First ancestor of all Porsche sports cars on show in America for the first time


The Museum run by Dr. Ing. h.c. F. Porsche AG, Stuttgart, Germany, is sending its legendary Type 64 Berlin-Rome Car on a long journey. Befitting the 60th anniversary of Porsche in America, the aluminium body of Type 64 will be presented from 21 March to 20 June 2010 at the High Museum of Art in Atlanta, Georgia (USA), taking the first and most prominent exhibit at the Porsche Museum in Zuffenhausen to a new location outside of Germany for the first time.

The High Museum of Art is one of the world’s leading art museums. In its special exhibition “The Allure of the Automobile”, the High Museum of Art is expressing its recognition of outstanding automotive developments in the period 1930 to 1960, focusing on differences in the development of American and European design. Type 64 will be presented next to other icons in the world of the automobile from Bugatti, Duesenberg, Jaguar, Ferrari, Pierce Arrow, Packard, Cadillac and Tucker as a synthesis of innovative construction and design, supreme craftsmanship, and exceptional design.

Type 64 is of very special significance to the history of the Porsche brand: Built in 1938/39 under the guidance of Ferdinand Porsche, this unique car already had all the features that make sports cars from Zuffenhausen so very special the world over to this day: lightweight construction and superior aerodynamics, exceptional performance, reliable technology, and that unique design so characteristic of a Porsche. Originally developed for the Berlin-Rome long-distance race, Type 64, due to the war, never entered a race in its lifetime. But it marks an essential milestone en route to the first Porsche, Type 356 built in 1948.

The car’s streamlined aluminium body already showed distinctive indications later to be admired in all of Porsche’s sports cars, its DNA living on in the Porsche 356 through the Porsche 911 all the way to the Panamera. The symbiosis of motorsport requirements and the use of production elements made the car a perfect grand tourer able to reach an average speed on public roads back in 1939 of more than 130 km/h or 80 mph. No surprise, therefore, that Ferdinand Porsche himself used Type 64 for long journeys.

Accompanying the new construction of the Porsche Museum in Stuttgart-Zuffenhausen, the aluminium body of Type 64 was re-built by experts in years of painstaking craftsmanship.

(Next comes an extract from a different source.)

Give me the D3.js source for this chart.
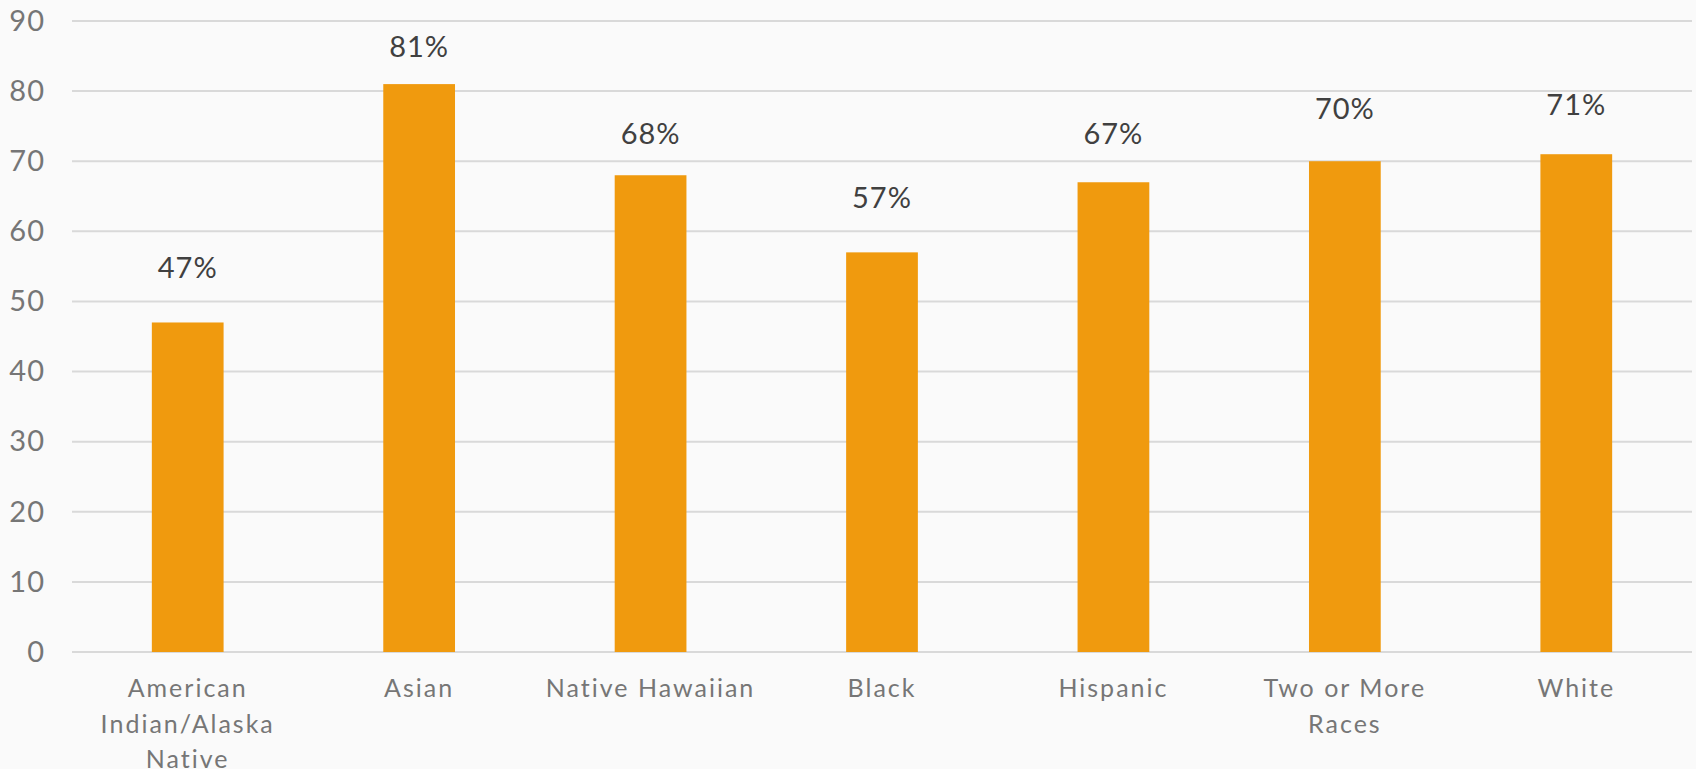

Ever since the Museum was opened in January 2009, Type 64 has marked the beginning of the Museum Tour thrilling visitors from all over the world through its cultural impact and unique flair alone.

While Type 64 is being presented to the public in Atlanta, the Porsche Museum will be displaying the skeleton structure of the Type 64 body until the end of June 2010 – a skeleton made of wood upon which the 1.2-millimetre aluminium panels were hammered into shape.